# TASK DIRECTIONS
Everything from the first line of the data below through the line that contains "yMinor = [-0.75, -0.25, 0.25, 0.75, 1.25];" should be written out exactly, please, and nothing more; the pictures stay out.

──────── RECORDED DATA

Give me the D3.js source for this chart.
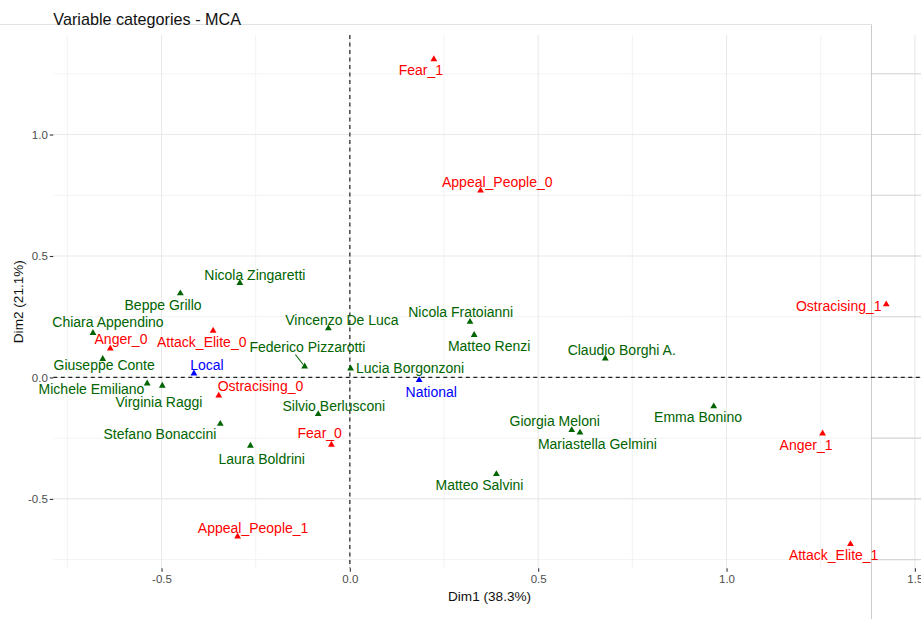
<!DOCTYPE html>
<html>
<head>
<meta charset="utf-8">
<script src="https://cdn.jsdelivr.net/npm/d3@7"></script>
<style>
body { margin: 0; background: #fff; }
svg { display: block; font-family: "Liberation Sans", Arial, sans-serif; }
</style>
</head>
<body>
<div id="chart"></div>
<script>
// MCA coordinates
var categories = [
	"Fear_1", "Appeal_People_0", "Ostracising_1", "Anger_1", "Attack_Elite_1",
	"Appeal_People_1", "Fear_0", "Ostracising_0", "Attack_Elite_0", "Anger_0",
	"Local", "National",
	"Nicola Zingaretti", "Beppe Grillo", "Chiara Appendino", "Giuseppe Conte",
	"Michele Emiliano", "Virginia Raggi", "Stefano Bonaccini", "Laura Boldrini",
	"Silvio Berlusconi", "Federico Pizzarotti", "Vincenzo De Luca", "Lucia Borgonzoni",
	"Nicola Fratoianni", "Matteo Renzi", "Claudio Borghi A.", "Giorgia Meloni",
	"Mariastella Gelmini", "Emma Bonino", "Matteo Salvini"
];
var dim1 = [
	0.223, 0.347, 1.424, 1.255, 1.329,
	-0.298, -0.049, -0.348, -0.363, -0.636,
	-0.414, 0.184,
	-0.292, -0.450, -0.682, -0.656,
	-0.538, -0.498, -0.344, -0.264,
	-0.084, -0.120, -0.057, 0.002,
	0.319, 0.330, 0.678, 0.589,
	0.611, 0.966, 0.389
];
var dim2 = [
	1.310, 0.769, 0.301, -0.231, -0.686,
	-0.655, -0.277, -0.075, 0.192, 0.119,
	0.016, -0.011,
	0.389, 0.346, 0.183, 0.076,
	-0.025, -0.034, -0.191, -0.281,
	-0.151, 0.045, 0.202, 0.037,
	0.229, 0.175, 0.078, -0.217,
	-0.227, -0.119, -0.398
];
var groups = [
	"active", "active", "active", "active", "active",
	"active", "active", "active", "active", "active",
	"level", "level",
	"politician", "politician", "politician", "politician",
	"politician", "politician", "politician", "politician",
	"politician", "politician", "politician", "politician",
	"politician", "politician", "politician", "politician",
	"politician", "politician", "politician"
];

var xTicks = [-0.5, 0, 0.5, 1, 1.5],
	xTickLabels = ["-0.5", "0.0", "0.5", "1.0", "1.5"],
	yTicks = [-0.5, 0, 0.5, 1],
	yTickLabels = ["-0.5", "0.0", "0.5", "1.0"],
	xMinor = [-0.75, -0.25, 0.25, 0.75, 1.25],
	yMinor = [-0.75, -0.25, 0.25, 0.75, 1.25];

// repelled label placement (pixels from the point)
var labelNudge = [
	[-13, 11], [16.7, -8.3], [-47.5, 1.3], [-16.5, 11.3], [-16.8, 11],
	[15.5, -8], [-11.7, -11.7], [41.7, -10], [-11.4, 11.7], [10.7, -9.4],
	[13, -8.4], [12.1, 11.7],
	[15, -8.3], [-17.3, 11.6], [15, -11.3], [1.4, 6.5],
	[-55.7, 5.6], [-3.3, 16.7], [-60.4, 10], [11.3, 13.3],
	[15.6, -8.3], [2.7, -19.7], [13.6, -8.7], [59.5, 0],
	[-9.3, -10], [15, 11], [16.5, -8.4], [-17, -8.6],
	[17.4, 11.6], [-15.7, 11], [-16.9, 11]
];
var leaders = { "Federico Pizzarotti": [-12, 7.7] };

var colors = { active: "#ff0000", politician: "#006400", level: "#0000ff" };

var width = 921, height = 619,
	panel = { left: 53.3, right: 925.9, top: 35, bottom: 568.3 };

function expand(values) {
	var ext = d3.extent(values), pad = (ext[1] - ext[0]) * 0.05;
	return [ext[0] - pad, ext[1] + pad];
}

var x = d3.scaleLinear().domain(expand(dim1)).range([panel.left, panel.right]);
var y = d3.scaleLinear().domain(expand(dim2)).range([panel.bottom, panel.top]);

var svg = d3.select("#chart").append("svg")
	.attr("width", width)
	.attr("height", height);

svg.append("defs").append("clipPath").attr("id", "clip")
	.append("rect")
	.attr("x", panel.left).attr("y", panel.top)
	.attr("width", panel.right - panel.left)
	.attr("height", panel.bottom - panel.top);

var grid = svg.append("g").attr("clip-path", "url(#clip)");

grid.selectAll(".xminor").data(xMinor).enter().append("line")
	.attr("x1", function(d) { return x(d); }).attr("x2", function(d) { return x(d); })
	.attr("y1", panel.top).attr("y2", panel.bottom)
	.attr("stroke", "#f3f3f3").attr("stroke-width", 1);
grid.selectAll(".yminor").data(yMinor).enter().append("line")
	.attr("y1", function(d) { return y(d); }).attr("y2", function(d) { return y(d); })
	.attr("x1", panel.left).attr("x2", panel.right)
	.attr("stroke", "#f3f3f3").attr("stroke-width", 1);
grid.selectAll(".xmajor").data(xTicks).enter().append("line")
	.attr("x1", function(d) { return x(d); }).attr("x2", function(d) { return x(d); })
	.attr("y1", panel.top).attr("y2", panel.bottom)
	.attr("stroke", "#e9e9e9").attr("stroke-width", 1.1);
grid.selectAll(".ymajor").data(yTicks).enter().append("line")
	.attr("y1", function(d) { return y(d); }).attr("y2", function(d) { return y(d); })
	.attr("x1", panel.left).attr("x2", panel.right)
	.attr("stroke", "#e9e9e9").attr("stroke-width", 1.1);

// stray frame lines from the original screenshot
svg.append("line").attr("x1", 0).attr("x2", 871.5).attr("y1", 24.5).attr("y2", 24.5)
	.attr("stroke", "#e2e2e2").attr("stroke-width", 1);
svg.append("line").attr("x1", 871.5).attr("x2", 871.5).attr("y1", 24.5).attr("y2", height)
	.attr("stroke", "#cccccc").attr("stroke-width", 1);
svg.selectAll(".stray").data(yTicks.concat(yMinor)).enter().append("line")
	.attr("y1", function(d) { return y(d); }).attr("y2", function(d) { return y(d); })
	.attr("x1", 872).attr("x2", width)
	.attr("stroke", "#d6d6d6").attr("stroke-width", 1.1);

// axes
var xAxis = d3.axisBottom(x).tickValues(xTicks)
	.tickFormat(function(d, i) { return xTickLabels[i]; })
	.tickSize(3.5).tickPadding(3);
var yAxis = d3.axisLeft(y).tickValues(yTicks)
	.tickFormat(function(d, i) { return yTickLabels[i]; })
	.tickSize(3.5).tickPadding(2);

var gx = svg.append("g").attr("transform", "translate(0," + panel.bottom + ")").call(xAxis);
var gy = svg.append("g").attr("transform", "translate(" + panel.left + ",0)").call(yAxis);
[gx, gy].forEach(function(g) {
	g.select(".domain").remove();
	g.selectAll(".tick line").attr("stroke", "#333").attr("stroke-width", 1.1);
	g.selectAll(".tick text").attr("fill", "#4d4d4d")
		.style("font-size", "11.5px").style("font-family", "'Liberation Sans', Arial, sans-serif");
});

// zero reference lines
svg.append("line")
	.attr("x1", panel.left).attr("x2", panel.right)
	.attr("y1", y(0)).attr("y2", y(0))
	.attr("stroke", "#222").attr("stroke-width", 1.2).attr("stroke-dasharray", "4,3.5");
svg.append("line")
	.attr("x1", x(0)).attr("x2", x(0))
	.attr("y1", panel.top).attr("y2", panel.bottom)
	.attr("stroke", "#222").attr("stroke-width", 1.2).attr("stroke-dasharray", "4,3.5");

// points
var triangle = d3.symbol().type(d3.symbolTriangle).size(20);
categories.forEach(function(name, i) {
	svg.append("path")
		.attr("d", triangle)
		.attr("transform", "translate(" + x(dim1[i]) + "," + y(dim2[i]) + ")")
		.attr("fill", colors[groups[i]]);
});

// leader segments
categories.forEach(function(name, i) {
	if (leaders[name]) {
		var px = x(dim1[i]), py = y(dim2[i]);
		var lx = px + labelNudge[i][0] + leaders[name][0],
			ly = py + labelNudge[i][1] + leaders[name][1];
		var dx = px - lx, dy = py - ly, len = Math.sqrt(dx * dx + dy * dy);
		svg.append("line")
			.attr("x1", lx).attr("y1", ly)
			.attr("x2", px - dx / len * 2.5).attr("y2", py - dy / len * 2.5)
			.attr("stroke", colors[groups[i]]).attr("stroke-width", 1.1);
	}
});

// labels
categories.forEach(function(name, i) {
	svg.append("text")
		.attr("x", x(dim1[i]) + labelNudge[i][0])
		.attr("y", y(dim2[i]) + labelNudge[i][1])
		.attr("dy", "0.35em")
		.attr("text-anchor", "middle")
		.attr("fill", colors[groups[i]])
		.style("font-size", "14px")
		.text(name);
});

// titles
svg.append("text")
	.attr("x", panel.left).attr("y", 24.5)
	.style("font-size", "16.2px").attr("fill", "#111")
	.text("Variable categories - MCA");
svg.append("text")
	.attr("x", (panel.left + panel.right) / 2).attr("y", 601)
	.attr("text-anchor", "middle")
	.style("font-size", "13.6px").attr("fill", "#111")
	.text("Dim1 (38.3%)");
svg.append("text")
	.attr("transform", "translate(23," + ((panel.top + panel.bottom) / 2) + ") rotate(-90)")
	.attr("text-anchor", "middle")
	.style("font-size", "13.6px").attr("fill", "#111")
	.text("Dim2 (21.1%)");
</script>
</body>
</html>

────────────────

# SOLUTION TO THIS EXERCISE
Give me the D3.js source for this chart.
<!DOCTYPE html>
<html>
<head>
<meta charset="utf-8">
<script src="https://cdn.jsdelivr.net/npm/d3@7"></script>
<style>
body { margin: 0; background: #fff; }
svg { display: block; font-family: "Liberation Sans", Arial, sans-serif; }
</style>
</head>
<body>
<div id="chart"></div>
<script>
// MCA coordinates
var categories = [
	"Fear_1", "Appeal_People_0", "Ostracising_1", "Anger_1", "Attack_Elite_1",
	"Appeal_People_1", "Fear_0", "Ostracising_0", "Attack_Elite_0", "Anger_0",
	"Local", "National",
	"Nicola Zingaretti", "Beppe Grillo", "Chiara Appendino", "Giuseppe Conte",
	"Michele Emiliano", "Virginia Raggi", "Stefano Bonaccini", "Laura Boldrini",
	"Silvio Berlusconi", "Federico Pizzarotti", "Vincenzo De Luca", "Lucia Borgonzoni",
	"Nicola Fratoianni", "Matteo Renzi", "Claudio Borghi A.", "Giorgia Meloni",
	"Mariastella Gelmini", "Emma Bonino", "Matteo Salvini"
];
var dim1 = [
	0.223, 0.347, 1.424, 1.255, 1.329,
	-0.298, -0.049, -0.348, -0.363, -0.636,
	-0.414, 0.184,
	-0.292, -0.450, -0.682, -0.656,
	-0.538, -0.498, -0.344, -0.264,
	-0.084, -0.120, -0.057, 0.002,
	0.319, 0.330, 0.678, 0.589,
	0.611, 0.966, 0.389
];
var dim2 = [
	1.310, 0.769, 0.301, -0.231, -0.686,
	-0.655, -0.277, -0.075, 0.192, 0.119,
	0.016, -0.011,
	0.389, 0.346, 0.183, 0.076,
	-0.025, -0.034, -0.191, -0.281,
	-0.151, 0.045, 0.202, 0.037,
	0.229, 0.175, 0.078, -0.217,
	-0.227, -0.119, -0.398
];
var groups = [
	"active", "active", "active", "active", "active",
	"active", "active", "active", "active", "active",
	"level", "level",
	"politician", "politician", "politician", "politician",
	"politician", "politician", "politician", "politician",
	"politician", "politician", "politician", "politician",
	"politician", "politician", "politician", "politician",
	"politician", "politician", "politician"
];

var xTicks = [-0.5, 0, 0.5, 1, 1.5],
	xTickLabels = ["-0.5", "0.0", "0.5", "1.0", "1.5"],
	yTicks = [-0.5, 0, 0.5, 1],
	yTickLabels = ["-0.5", "0.0", "0.5", "1.0"],
	xMinor = [-0.75, -0.25, 0.25, 0.75, 1.25],
	yMinor = [-0.75, -0.25, 0.25, 0.75, 1.25];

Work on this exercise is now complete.